Translation Studies have long been explored in the light of other disciplines. Chronologically, and most visibly, they have been paired with Literary Studies, Linguistics, Cultural Studies and Sociology. Yet curiously, Translation Studies are rarely considered in parallel with Philosophy. Perhaps this is not so strange. As Jonathan Rée reminds us, although Philosophy “may always have clarity as its ideal, it is famous for its incomprehensibility [….]. And in philosophy, alone amongst the theoretical disciplines, obscurity may be precisely the quality that makes a work a classic: it indicates [….] that it is a sensitive and perhaps artfully elaborated documentation of an essentially intractable enigma, an exemplary embodiment of the bafflement in which philosophy takes its rise” (Rée 2001: 226-227). As the principles of translation are based on the provision of meaning which is as clear and accurate as possible, the reasons why philosophy-translation relationships are uneasy are understandable. This affects both the interaction of these two disciplines and the translation of philosophical texts. In addition to this issue of “obscurity”, the fact that Philosophy, unlike Science for instance, does not converge in a lingua franca, and that its production is truly multilingual makes its translation even more delicate to undertake. It is therefore not surprising that philosophers rather than translators have on the whole undertaken philosophical translations.
Dinda Gorlée’s awareness of these issues and of the fact that “[t]o judge a philosophy in translation is to take a risk” (15) is acute. Wittgenstein in Translation is in this sense both pioneering and brave. Gorlée’s previous work on Pierce, Jakobson and Wittgenstein has already established her as a leading semiotician and Translation Studies scholar in the neglected area of philosophical translation and semiotic translation criticism. This complex and comprehensive new volume, drawing on and expanding from her previously published work on Wittgenstein, confirms her as a powerful intellectual figure in this field. It also provides a bridge between philosophy and translation about a thinker who did not only write in fragmentary ways, but has been translated by individuals whose opinions on him did not converge, interpreting texts entirely differently, both stylistically and intellectually, reflecting their own knowledge and preferences. Wittgenstein in Translation aims to “groun[d] the cross-disciplinary and cultural studies required of the knowledge of the philosophical translators, in order to bring their beliefs and knowledge into a sharpened focus”(6).
Although the book is dense and not easy for readers who are neither semioticians nor philosophers, it is designed to be accessible to academics from wide-ranging disciplines, and specially from Translation Studies. An introductory chapter entitled “Building a semiotic bridge”, in particular, provides leading principles of semiotics and entangles not only the relationships of translation and semiotics but also Wittgenstein’s own associations with semiotics. It offers a clear introduction to Pierce’s and Jakobson’s principles of semiotics that should be read by any Translation Studies scholar and student. The subsequent chapters can also be read independently if wished, and a comprehensive index favours such thematic reading.
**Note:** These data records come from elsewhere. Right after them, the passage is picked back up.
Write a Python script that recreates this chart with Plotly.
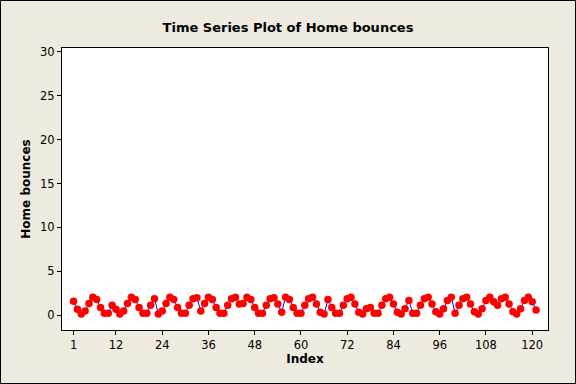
import plotly.graph_objects as go

index = list(range(1, 122))
home_bounces = [
    1.6, 0.7, 0.15, 0.5, 1.35, 2.05, 1.8, 0.9, 0.25, 0.25,
    1.15, 0.7, 0.15, 0.5, 1.35, 2.05, 1.8, 0.9, 0.25, 0.25,
    1.15, 1.9, 0.15, 0.5, 1.35, 2.05, 1.8, 0.9, 0.25, 0.25,
    1.15, 1.9, 2.0, 0.5, 1.35, 2.05, 1.8, 0.9, 0.25, 0.25,
    1.15, 1.9, 2.05, 1.3, 1.35, 2.05, 1.8, 0.9, 0.25, 0.25,
    1.15, 1.9, 2.0, 1.3, 0.35, 2.05, 1.8, 0.9, 0.25, 0.25,
    1.15, 1.9, 2.05, 1.3, 0.35, 0.15, 1.8, 0.9, 0.25, 0.25,
    1.15, 1.9, 2.05, 1.3, 0.35, 0.15, 0.75, 0.9, 0.25, 0.25,
    1.15, 1.9, 2.05, 1.3, 0.35, 0.15, 0.75, 1.7, 0.25, 0.25,
    1.15, 1.9, 2.05, 1.3, 0.4, 0.15, 0.75, 1.7, 2.05, 0.25,
    1.15, 1.9, 2.05, 1.3, 0.4, 0.15, 0.75, 1.7, 2.05, 1.55,
    1.15, 1.9, 2.05, 1.3, 0.4, 0.15, 0.75, 1.7, 2.05, 1.55,
    0.6,
]
x_ticks = [1, 12, 24, 36, 48, 60, 72, 84, 96, 108, 120]
y_ticks = [0, 5, 10, 15, 20, 25, 30]

W, H = 576, 384
ml, mr, mt, mb = 62, 28, 48, 54
pw, ph = W - ml - mr, H - mt - mb

fig = go.Figure()
fig.add_trace(go.Scatter(
    x=index, y=home_bounces, mode="lines+markers",
    line=dict(color="#0000FF", width=1),
    marker=dict(color="#FF0000", size=7.5, line=dict(width=0)),
    showlegend=False,
))

font_family = "DejaVu Sans"
fig.update_layout(
    width=W, height=H,
    margin=dict(l=ml, r=mr, t=mt, b=mb, pad=0),
    paper_bgcolor="#EEEAE0",
    plot_bgcolor="#FFFFFF",
    font=dict(family=font_family, size=12, color="#000000"),
    title=dict(
        text="Time Series Plot of Home bounces",
        font=dict(family=font_family, size=13, weight="bold", color="#000000"),
        x=0.5, xref="container", xanchor="center",
        y=1 - 27 / H, yref="container", yanchor="middle",
    ),
    xaxis=dict(
        range=[-2, 124.1], tickmode="array", tickvals=x_ticks,
        ticks="outside", ticklen=4, tickcolor="#000000", tickwidth=1,
        showline=True, linecolor="#000000", linewidth=1, mirror=True,
        showgrid=False, zeroline=False, automargin=False,
        tickfont=dict(family=font_family, size=11.5),
        title=dict(text="Index", standoff=2,
                   font=dict(family=font_family, size=12, weight="bold")),
    ),
    yaxis=dict(
        range=[-1.67, 30.42], tickmode="array", tickvals=y_ticks,
        ticks="outside", ticklen=4, tickcolor="#000000", tickwidth=1,
        showline=True, linecolor="#000000", linewidth=1, mirror=True,
        showgrid=False, zeroline=False, automargin=False,
        tickfont=dict(family=font_family, size=11.5),
        title=dict(text="Home bounces", standoff=6,
                   font=dict(family=font_family, size=12, weight="bold")),
    ),
    shapes=[dict(
        type="rect", xref="paper", yref="paper",
        x0=(0.5 - ml) / pw, x1=1 + (mr - 0.5) / pw,
        y0=(0.5 - mb) / ph, y1=1 + (mt - 0.5) / ph,
        line=dict(color="#000000", width=1), fillcolor="rgba(0,0,0,0)",
        layer="below",
    )],
)

fig.write_html(
    "out.html",
    config={"displayModeBar": False},
    post_script="document.body.style.margin='0';document.body.style.overflow='hidden';",
)
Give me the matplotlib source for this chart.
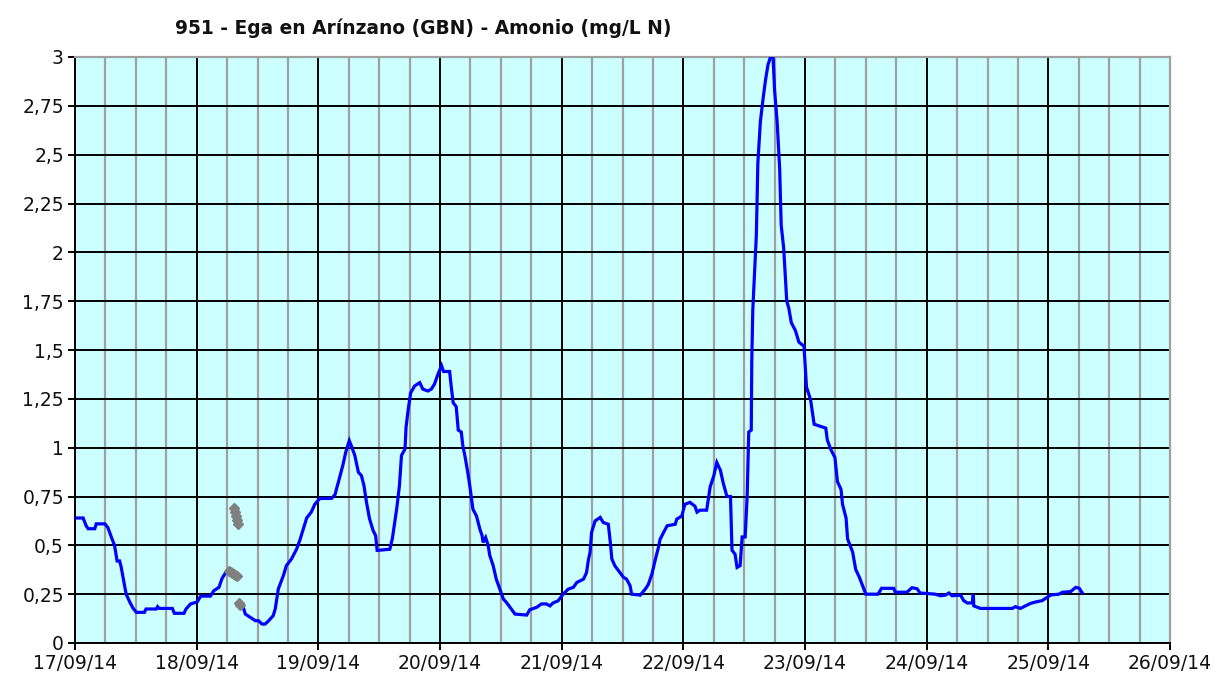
import numpy as np
import pandas as pd
import matplotlib
matplotlib.use("Agg")
import matplotlib.pyplot as plt
import matplotlib.dates as mdates
from matplotlib.ticker import FuncFormatter, MultipleLocator

# Amonio (mg/L N), hours after 17/09/14 00:00
hours_a = [0, 1.6, 2.2, 2.6, 3.9, 4.2, 5.9, 6.5, 7.2, 7.8, 8.3, 8.8, 9.1, 9.8, 10.1,
           10.8, 11.4, 12.1, 13.7, 14.0, 16.0, 16.3, 16.6, 19.2, 19.6, 21.5, 21.9,
           22.8, 24.1, 24.8, 26.7, 27.4, 28.4, 29.0, 29.7, 30.2]
amonio_a = [0.64, 0.64, 0.60, 0.585, 0.585, 0.61, 0.61, 0.59, 0.54, 0.50, 0.42, 0.42,
            0.39, 0.29, 0.25, 0.21, 0.18, 0.157, 0.157, 0.174, 0.174, 0.186, 0.177,
            0.177, 0.152, 0.152, 0.174, 0.20, 0.21, 0.24, 0.24, 0.268, 0.285, 0.33,
            0.36, 0.365]

hours_b = [33.1, 33.6, 34.6, 35.6, 36.2, 36.9, 37.5, 38.2, 39.1, 39.5, 40.1, 41.1,
           41.7, 42.7, 43.7, 44.4, 45.0, 45.7, 46.6, 47.3, 48.3, 50.6, 51.3, 51.6,
           52.3, 52.9, 53.4, 54.1, 54.5, 55.2, 55.9, 56.5, 57.0, 57.5, 58.1, 58.8,
           59.3, 59.6, 62.1, 62.6, 63.5, 64.0, 64.4, 65.1, 65.3, 65.7, 66.2, 67.0,
           68.0, 68.6, 69.6, 70.3, 70.9, 71.6, 72.3, 72.7, 73.9, 74.2, 74.6, 75.2,
           75.6, 76.2, 76.5, 76.9, 77.5, 77.9, 78.5, 79.2, 79.9, 80.3, 80.5, 81.0,
           81.5, 81.8, 82.5, 83.1, 83.8, 84.5, 85.1, 85.8, 86.8, 89.1, 89.7, 91.1,
           92.0, 93.0, 93.7, 94.3, 95.3, 96.3, 97.3, 98.3, 99.0, 100.3, 100.9, 101.3,
           101.6, 101.9, 102.6, 103.6, 104.2, 105.2, 105.6, 105.9, 106.5, 107.5,
           108.2, 108.8, 109.5, 109.8, 111.5, 112.5, 113.1, 113.8, 114.5, 115.1,
           115.4, 116.1, 116.8, 118.4, 118.7, 119.7, 120.3, 121.3, 122.3, 122.7,
           123.3, 124.6, 125.3, 126.0, 126.6, 127.3, 127.9, 128.6, 129.3, 129.6,
           130.2, 130.6, 131.2, 131.6, 132.2, 132.6, 132.9, 133.4, 133.5, 133.7,
           134.4, 134.7, 135.2, 135.7, 136.2, 136.7, 137.2, 137.7, 138.0, 138.5,
           139.0, 139.3, 139.8, 140.4, 140.8, 141.3, 142.1, 142.8, 143.8, 144.3,
           145.1, 145.8, 148.1, 148.4, 149.1, 149.9, 150.4, 151.1, 151.4, 152.1,
           152.4, 153.4, 154.0, 154.7, 155.4, 156.0, 158.4, 159.1, 161.5, 161.8,
           164.1, 165.1, 166.1, 166.7, 169.7, 170.7, 171.7, 172.4, 173.0, 174.7,
           175.3, 176.0, 177.0, 177.2, 177.3, 178.6, 184.9, 185.5, 186.5, 187.5,
           188.5, 189.5, 190.8, 191.8, 192.5, 194.1, 194.8, 196.4, 197.4, 198.1,
           198.7]
amonio_b = [0.19, 0.148, 0.131, 0.114, 0.114, 0.097, 0.097, 0.114, 0.14, 0.174, 0.276,
            0.345, 0.396, 0.43, 0.48, 0.53, 0.58, 0.64, 0.67, 0.71, 0.74, 0.74, 0.76,
            0.79, 0.857, 0.917, 0.976, 1.036, 1.01, 0.96, 0.874, 0.857, 0.806, 0.72,
            0.636, 0.576, 0.55, 0.474, 0.48, 0.534, 0.695, 0.806, 0.96, 0.993, 1.104,
            1.19, 1.28, 1.316, 1.333, 1.30, 1.29, 1.30, 1.325, 1.376, 1.42, 1.39, 1.39,
            1.316, 1.23, 1.21, 1.09, 1.08, 1.01, 0.96, 0.87, 0.80, 0.685, 0.65, 0.58,
            0.55, 0.515, 0.54, 0.50, 0.45, 0.395, 0.327, 0.276, 0.225, 0.208, 0.183,
            0.148, 0.143, 0.17, 0.183, 0.20, 0.20, 0.19, 0.205, 0.216, 0.25, 0.276,
            0.285, 0.31, 0.327, 0.36, 0.43, 0.464, 0.566, 0.625, 0.643, 0.617, 0.608,
            0.515, 0.43, 0.395, 0.36, 0.336, 0.327, 0.293, 0.25, 0.245, 0.276, 0.30,
            0.353, 0.43, 0.49, 0.53, 0.566, 0.60, 0.608, 0.634, 0.65, 0.71, 0.72, 0.70,
            0.67, 0.68, 0.68, 0.80, 0.855, 0.924, 0.885, 0.816, 0.75, 0.75, 0.475,
            0.455, 0.387, 0.396, 0.543, 0.543, 0.758, 1.08, 1.09, 1.44, 1.705, 2.086,
            2.457, 2.67, 2.78, 2.88, 2.96, 3.0, 3.0, 2.83, 2.67, 2.43, 2.14, 2.02,
            1.75, 1.715, 1.64, 1.60, 1.54, 1.52, 1.31, 1.246, 1.12, 1.10, 1.04, 0.99,
            0.95, 0.826, 0.787, 0.71, 0.64, 0.533, 0.465, 0.377, 0.338, 0.29, 0.25,
            0.25, 0.28, 0.28, 0.26, 0.26, 0.283, 0.278, 0.256, 0.25, 0.242, 0.245,
            0.256, 0.242, 0.245, 0.217, 0.205, 0.205, 0.25, 0.19, 0.177, 0.177, 0.186,
            0.177, 0.19, 0.203, 0.21, 0.217, 0.234, 0.246, 0.25, 0.26, 0.263, 0.285,
            0.28, 0.256]

# flagged values (gray)
hours_flag = [30.4, 30.7, 31.0, 31.3, 31.6, 31.9, 31.4, 31.6, 31.8, 32.0, 32.2, 32.3, 32.6]
amonio_flag = [0.37, 0.365, 0.36, 0.355, 0.35, 0.345, 0.69, 0.67, 0.65, 0.63, 0.61, 0.205, 0.195]

start = pd.Timestamp("2014-09-17")
t_a = start + pd.to_timedelta(hours_a, unit="h")
t_b = start + pd.to_timedelta(hours_b, unit="h")
t_flag = start + pd.to_timedelta(hours_flag, unit="h")

fig = plt.figure(figsize=(12.15, 6.79), dpi=100)
ax = fig.add_axes([75 / 1215, 36 / 679, 1095 / 1215, 586 / 679])
ax.set_facecolor("#CCFFFF")

ax.plot(t_a, amonio_a, color="#0000FF", lw=2.3, solid_joinstyle="miter", zorder=3)
ax.plot(t_b, amonio_b, color="#0000FF", lw=2.3, solid_joinstyle="miter", zorder=3)
ax.plot(t_flag, amonio_flag, ls="none", marker="D", ms=5, color="#808080",
        mec="#808080", zorder=4)

ax.set_xlim(pd.Timestamp("2014-09-17"), pd.Timestamp("2014-09-26"))
ax.set_ylim(0, 3)

ax.xaxis.set_major_locator(mdates.DayLocator())
ax.xaxis.set_major_formatter(mdates.DateFormatter("%d/%m/%y"))
ax.xaxis.set_minor_locator(mdates.HourLocator(byhour=[6, 12, 18]))
ax.yaxis.set_major_locator(MultipleLocator(0.25))
ax.yaxis.set_major_formatter(FuncFormatter(lambda v, p: ("%g" % v).replace(".", ",")))

ax.grid(which="minor", axis="x", color="#A0A0A0", lw=1.6)
ax.grid(which="major", axis="x", color="black", lw=1.4)
ax.grid(which="major", axis="y", color="black", lw=1.4)
ax.set_axisbelow(True)

ax.tick_params(axis="both", which="major", labelsize=13.5, colors="black",
               length=5, width=1.4, direction="out", pad=3)
ax.tick_params(axis="x", which="minor", length=0)
for lab in ax.get_xticklabels() + ax.get_yticklabels():
    lab.set_color("#111111")

ax.spines["left"].set_color("black")
ax.spines["bottom"].set_color("black")
ax.spines["left"].set_linewidth(1.4)
ax.spines["bottom"].set_linewidth(1.4)
ax.spines["top"].set_color("#A0A0A0")
ax.spines["right"].set_color("#A0A0A0")
ax.spines["top"].set_linewidth(1.6)
ax.spines["right"].set_linewidth(1.6)

fig.text(175 / 1215, 1 - 28 / 679, "951 - Ega en Arínzano (GBN) - Amonio (mg/L N)",
         fontsize=13.4, fontweight="bold", ha="left", va="center", color="#111111")

fig.savefig("out.png", dpi=100, facecolor="white")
Chapters are structured around Wittgenstein’s sources (St Augustine, Plato, Saussure, Pierce…), his different texts (primarily The Blue and Brown Books, Philosophical Investigations, On Certainty, Tractactus Logico-Philosophicus, and Culture and Value as well as some unpublished works), considered in translation but also as relevant to the philosopher’s “mutations” and influences. Key notions to both his thought and to translation itself are also used to emphasise translation and philosophy as continuing processes rather than finished products. They include the following: the fragmentary nature of Wittgenstein’s texts, mostly reconstructed by editors as full volumes; the concept of “language-game,” expressing the idea of language and action woven together and as organisers of language and reality; the multilingual and transcultural aspects of Wittgenstein’s work; and perhaps most importantly, the notion of “semiotic signature” left by all the translators who have deciphered Wittgenstein’s writings, and which electronic technologies enable us to compare and analyse more accurately than ever. Gorlée defines such a signature as “a relatively free space marked by the internalized voice and style of the translator or translators beyond any ‘signatory’ held by the author’s own intentions and philosophical beliefs of his oeuvre” (4. The author’s emphasis). Yet she also encourages us to search beyond, as “[a] translation is not only a body of facts in a semiotic signature; it grows into a cognitive interaction reflecting an intuitive conversation between source and target language and the culture exchanged with (or within) the translator’s multilingual mind” (214).
This intellectually outstanding book takes us through a detailed journey of Wittgenstein’s mind, of the mind of his translators but beyond Wittgenstein’s work, it leads to uncharted grounds in (re)thinking the (re)translation of the ambiguities, contradictions and complexities of philosophical discourse. Every library should order Wittgenstein in Translation. Exploring semiotic signatures. It is a new significant reference in Translation Studies.
Reference
Rée, Jonathan (2001) “The Translation of Philosophy.” New Literary History, Spring, 32(2), 223-257.